Below is a listing. Quote from it, exactly, the lines from the one containing "Recreate this image" down to the one containing "p.yaxis.major_label_standoff = 6", both ends included, and nothing else.
= = =
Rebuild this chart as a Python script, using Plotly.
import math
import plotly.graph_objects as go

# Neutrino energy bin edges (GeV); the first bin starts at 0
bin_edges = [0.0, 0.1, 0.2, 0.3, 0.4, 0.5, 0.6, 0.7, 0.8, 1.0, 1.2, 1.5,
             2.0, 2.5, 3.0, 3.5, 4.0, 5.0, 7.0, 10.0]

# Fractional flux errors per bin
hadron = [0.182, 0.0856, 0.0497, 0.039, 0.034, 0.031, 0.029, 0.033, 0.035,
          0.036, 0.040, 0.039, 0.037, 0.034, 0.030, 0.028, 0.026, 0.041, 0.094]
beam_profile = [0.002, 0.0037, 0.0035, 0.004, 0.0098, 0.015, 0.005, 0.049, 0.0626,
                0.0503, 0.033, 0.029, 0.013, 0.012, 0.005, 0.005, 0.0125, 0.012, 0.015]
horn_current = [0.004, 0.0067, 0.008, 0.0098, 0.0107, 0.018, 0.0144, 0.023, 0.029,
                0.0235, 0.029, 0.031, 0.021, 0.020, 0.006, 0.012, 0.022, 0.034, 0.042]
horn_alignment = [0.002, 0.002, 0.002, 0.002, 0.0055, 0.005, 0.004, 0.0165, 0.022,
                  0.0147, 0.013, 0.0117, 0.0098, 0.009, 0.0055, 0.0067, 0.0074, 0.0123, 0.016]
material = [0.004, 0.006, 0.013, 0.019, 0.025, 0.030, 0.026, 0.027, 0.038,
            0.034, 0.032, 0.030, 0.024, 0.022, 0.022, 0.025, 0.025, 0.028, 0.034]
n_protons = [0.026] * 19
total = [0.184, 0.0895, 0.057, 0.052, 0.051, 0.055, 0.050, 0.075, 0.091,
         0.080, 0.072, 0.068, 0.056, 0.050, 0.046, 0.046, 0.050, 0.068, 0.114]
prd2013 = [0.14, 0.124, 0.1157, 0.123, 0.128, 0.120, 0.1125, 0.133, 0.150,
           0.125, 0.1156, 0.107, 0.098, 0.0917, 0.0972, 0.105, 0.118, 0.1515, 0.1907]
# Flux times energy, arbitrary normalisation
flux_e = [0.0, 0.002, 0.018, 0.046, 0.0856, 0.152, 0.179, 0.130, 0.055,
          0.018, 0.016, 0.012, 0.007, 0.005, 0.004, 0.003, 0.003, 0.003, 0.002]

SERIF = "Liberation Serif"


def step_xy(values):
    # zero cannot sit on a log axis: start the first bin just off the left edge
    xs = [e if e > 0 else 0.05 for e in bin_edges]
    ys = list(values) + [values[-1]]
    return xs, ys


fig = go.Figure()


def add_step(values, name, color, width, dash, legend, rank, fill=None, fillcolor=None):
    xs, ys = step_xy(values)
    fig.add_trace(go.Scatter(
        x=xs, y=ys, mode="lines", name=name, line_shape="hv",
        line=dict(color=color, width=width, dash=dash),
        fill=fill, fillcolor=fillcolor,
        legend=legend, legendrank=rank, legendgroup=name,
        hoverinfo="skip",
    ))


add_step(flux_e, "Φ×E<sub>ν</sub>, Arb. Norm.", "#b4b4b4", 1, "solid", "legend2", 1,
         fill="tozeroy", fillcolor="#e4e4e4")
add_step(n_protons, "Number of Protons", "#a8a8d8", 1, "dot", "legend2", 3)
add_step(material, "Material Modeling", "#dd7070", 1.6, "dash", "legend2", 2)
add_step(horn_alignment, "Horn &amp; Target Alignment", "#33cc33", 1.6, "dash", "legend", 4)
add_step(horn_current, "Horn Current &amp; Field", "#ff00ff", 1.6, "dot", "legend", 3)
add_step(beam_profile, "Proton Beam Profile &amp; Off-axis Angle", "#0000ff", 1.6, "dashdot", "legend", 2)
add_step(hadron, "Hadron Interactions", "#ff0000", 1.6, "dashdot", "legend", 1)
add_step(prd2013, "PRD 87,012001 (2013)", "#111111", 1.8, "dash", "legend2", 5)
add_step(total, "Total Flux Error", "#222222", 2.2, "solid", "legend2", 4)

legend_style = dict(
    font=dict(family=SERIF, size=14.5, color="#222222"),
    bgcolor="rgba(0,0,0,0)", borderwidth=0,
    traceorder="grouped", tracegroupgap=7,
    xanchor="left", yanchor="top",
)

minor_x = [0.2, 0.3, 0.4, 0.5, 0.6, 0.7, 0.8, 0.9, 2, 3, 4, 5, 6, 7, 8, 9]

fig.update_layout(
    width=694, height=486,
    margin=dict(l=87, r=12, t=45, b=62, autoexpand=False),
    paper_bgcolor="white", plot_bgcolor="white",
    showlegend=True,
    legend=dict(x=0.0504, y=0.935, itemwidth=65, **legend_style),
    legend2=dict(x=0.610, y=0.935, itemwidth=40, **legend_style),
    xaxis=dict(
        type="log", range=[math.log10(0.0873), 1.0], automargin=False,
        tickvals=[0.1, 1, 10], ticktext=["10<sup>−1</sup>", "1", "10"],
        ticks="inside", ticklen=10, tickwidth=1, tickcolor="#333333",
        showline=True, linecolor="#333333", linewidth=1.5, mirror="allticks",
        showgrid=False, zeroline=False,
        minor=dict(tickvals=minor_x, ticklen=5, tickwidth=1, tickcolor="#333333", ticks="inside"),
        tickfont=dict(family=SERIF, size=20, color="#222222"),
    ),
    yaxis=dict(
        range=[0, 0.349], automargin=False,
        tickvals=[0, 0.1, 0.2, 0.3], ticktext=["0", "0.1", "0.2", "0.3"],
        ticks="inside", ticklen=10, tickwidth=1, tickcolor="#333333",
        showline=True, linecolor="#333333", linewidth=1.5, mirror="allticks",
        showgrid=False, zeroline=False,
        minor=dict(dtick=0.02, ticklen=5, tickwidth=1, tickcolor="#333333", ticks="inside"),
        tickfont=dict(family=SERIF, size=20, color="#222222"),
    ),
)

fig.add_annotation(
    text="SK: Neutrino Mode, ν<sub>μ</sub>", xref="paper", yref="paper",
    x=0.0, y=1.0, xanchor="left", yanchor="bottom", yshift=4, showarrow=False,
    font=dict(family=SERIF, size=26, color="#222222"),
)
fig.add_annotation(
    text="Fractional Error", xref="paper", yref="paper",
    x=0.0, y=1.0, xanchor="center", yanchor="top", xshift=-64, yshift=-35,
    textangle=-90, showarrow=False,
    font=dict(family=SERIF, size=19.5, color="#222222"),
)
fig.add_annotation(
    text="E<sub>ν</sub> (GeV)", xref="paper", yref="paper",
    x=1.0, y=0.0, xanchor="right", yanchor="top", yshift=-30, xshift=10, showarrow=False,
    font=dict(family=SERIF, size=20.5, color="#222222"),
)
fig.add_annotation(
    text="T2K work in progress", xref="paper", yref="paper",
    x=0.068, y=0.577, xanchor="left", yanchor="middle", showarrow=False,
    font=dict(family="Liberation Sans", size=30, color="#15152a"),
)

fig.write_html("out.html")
= = =
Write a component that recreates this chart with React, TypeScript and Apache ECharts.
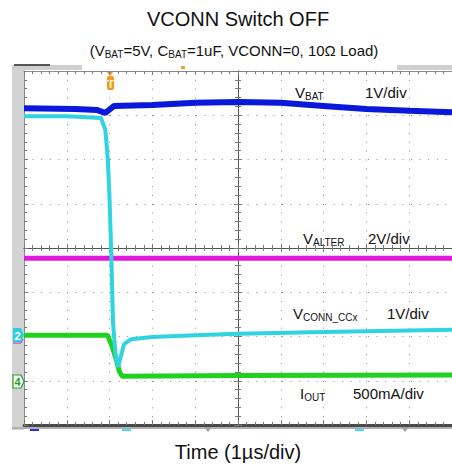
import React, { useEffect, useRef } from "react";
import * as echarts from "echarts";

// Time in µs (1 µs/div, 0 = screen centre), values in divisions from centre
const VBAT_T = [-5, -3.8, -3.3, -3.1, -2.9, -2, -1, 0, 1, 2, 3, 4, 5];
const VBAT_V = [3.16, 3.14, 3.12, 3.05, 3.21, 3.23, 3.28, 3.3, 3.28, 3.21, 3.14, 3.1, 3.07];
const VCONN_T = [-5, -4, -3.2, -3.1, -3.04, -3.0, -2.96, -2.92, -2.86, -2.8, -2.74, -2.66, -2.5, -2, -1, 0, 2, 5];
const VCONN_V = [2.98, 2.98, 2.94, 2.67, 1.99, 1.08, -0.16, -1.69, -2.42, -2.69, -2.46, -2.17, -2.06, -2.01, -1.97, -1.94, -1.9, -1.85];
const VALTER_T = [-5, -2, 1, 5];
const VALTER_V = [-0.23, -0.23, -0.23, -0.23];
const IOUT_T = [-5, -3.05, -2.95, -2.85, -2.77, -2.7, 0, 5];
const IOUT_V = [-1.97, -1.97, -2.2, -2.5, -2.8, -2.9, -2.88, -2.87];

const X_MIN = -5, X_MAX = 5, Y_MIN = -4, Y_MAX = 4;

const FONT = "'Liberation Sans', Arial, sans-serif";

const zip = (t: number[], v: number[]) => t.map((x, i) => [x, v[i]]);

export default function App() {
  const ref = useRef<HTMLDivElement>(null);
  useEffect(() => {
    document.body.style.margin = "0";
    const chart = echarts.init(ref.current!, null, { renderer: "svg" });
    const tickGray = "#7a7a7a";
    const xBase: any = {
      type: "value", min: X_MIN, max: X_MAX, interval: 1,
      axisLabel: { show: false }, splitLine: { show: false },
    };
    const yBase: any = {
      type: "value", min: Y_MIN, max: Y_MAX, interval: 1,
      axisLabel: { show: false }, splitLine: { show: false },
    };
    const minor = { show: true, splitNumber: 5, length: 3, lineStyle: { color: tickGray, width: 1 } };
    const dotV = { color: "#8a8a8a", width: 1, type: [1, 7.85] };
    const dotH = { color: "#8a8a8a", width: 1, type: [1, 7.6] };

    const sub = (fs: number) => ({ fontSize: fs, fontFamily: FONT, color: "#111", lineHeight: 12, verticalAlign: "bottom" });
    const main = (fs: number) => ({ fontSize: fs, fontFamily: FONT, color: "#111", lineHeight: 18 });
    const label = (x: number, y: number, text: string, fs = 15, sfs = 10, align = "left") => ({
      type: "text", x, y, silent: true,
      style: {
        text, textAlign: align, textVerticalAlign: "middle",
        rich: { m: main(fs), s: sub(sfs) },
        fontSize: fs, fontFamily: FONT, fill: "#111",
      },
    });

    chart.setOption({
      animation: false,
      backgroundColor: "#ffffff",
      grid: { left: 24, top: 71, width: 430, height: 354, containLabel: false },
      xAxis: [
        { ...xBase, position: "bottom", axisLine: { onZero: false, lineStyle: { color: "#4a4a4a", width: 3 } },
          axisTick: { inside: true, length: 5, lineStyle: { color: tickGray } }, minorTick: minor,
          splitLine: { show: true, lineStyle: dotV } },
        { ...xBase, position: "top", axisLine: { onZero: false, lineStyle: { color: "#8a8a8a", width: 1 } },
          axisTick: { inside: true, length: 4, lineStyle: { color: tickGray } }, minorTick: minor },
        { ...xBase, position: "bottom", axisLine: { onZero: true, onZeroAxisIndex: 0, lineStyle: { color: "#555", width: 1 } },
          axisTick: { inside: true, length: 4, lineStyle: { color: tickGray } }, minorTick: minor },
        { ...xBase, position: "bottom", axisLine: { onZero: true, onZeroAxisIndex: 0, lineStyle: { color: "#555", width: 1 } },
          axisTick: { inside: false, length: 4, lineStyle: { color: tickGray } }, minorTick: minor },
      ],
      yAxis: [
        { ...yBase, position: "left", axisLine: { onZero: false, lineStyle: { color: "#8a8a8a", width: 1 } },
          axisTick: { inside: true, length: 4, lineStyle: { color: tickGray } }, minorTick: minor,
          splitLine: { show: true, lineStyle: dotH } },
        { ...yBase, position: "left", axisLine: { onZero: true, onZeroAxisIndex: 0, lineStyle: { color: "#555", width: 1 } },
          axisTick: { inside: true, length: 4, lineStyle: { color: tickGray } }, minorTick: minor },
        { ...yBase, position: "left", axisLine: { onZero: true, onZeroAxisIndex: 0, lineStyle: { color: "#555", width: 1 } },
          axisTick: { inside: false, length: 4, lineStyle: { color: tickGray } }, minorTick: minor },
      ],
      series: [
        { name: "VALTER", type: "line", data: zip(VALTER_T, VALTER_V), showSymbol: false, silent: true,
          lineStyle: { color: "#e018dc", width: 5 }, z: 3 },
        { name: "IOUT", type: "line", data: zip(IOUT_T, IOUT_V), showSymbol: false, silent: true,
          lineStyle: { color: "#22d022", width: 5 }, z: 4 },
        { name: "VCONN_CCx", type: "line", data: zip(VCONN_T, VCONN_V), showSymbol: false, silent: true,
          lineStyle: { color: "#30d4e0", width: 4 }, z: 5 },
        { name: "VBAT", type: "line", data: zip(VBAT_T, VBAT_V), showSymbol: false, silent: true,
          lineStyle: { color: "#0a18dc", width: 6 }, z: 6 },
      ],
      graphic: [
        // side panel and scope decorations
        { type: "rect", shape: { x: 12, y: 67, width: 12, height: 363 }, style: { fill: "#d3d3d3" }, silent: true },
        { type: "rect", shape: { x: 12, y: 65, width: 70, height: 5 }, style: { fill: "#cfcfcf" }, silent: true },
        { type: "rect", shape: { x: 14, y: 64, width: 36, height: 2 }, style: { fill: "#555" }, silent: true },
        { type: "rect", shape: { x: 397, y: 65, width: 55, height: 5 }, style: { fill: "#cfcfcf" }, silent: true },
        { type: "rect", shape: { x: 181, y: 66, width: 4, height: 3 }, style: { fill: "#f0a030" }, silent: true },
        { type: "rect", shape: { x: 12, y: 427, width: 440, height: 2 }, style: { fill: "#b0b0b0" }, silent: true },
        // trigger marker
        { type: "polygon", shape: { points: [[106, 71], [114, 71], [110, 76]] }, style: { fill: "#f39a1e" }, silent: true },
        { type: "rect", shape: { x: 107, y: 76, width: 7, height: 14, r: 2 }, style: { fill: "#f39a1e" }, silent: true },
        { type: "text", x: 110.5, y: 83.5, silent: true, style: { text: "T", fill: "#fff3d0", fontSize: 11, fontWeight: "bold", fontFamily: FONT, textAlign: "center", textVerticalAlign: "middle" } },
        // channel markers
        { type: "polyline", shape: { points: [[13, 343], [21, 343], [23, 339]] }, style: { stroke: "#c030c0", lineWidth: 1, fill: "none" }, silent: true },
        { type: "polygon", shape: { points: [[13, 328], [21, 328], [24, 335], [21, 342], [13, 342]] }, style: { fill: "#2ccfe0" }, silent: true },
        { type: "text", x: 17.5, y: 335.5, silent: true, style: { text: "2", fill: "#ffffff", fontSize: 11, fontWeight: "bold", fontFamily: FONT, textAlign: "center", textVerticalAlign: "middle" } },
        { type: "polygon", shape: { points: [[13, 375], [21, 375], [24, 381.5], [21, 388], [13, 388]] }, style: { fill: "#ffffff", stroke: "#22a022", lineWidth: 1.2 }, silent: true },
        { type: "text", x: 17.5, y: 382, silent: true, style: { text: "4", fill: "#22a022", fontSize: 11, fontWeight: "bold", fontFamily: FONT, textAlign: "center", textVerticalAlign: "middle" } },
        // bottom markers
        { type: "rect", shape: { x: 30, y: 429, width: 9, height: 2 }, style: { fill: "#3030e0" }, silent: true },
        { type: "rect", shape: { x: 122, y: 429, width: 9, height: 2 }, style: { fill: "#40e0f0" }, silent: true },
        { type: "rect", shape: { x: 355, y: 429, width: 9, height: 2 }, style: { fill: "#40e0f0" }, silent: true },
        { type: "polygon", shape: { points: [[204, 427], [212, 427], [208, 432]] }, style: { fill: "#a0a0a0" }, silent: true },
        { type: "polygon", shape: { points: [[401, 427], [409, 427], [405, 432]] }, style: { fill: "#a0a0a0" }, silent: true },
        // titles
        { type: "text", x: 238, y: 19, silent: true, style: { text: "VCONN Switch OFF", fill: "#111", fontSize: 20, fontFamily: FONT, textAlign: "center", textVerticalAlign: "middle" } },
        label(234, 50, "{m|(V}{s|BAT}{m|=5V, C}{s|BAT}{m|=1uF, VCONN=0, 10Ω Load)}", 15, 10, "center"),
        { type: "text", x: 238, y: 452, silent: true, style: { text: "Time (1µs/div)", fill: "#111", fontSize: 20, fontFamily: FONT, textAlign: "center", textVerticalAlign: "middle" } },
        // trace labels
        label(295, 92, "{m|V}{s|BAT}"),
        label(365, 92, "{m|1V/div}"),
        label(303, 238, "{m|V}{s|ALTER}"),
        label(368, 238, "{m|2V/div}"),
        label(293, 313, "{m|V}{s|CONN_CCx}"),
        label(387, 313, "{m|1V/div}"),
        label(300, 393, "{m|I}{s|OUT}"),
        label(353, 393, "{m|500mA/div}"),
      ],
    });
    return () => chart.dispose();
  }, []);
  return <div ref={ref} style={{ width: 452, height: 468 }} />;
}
= = =
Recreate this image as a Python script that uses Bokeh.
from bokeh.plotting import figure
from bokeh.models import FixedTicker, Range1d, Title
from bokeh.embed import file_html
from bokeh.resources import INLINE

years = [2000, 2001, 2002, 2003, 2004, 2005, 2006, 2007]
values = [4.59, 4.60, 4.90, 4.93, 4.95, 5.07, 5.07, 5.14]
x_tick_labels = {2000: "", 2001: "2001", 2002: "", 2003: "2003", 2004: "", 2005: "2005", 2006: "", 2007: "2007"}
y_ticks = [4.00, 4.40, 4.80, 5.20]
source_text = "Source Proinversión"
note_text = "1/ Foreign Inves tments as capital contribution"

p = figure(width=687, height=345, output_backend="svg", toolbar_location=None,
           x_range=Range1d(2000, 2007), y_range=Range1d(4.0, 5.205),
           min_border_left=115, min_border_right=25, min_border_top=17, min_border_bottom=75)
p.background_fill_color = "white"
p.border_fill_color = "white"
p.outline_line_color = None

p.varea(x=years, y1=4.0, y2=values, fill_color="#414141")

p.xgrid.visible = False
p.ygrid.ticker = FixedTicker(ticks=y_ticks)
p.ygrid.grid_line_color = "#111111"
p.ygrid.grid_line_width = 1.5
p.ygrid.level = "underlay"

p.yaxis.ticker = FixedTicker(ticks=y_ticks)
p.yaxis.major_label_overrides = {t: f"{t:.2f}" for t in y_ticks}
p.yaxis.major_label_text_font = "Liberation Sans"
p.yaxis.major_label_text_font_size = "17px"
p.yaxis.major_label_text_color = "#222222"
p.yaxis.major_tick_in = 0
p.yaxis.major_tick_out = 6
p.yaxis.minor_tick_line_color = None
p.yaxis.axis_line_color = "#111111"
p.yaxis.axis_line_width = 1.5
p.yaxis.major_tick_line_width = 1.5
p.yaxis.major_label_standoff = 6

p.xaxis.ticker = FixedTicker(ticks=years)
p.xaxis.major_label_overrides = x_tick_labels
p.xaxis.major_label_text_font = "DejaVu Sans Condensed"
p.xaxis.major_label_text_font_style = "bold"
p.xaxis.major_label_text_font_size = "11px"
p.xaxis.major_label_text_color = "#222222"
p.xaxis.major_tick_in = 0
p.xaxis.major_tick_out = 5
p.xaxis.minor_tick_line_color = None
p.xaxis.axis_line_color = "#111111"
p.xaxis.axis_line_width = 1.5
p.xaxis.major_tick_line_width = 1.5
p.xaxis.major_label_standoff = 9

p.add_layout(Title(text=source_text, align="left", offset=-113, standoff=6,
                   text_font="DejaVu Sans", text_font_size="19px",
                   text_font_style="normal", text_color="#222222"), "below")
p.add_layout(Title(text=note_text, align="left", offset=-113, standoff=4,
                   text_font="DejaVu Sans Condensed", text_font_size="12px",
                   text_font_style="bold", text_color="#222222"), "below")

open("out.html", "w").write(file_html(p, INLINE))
= = =
**WORKED ANSWER:**
Recreate this image as a Python script that uses Bokeh.
from bokeh.plotting import figure
from bokeh.models import FixedTicker, Range1d, Title
from bokeh.embed import file_html
from bokeh.resources import INLINE

years = [2000, 2001, 2002, 2003, 2004, 2005, 2006, 2007]
values = [4.59, 4.60, 4.90, 4.93, 4.95, 5.07, 5.07, 5.14]
x_tick_labels = {2000: "", 2001: "2001", 2002: "", 2003: "2003", 2004: "", 2005: "2005", 2006: "", 2007: "2007"}
y_ticks = [4.00, 4.40, 4.80, 5.20]
source_text = "Source Proinversión"
note_text = "1/ Foreign Inves tments as capital contribution"

p = figure(width=687, height=345, output_backend="svg", toolbar_location=None,
           x_range=Range1d(2000, 2007), y_range=Range1d(4.0, 5.205),
           min_border_left=115, min_border_right=25, min_border_top=17, min_border_bottom=75)
p.background_fill_color = "white"
p.border_fill_color = "white"
p.outline_line_color = None

p.varea(x=years, y1=4.0, y2=values, fill_color="#414141")

p.xgrid.visible = False
p.ygrid.ticker = FixedTicker(ticks=y_ticks)
p.ygrid.grid_line_color = "#111111"
p.ygrid.grid_line_width = 1.5
p.ygrid.level = "underlay"

p.yaxis.ticker = FixedTicker(ticks=y_ticks)
p.yaxis.major_label_overrides = {t: f"{t:.2f}" for t in y_ticks}
p.yaxis.major_label_text_font = "Liberation Sans"
p.yaxis.major_label_text_font_size = "17px"
p.yaxis.major_label_text_color = "#222222"
p.yaxis.major_tick_in = 0
p.yaxis.major_tick_out = 6
p.yaxis.minor_tick_line_color = None
p.yaxis.axis_line_color = "#111111"
p.yaxis.axis_line_width = 1.5
p.yaxis.major_tick_line_width = 1.5
p.yaxis.major_label_standoff = 6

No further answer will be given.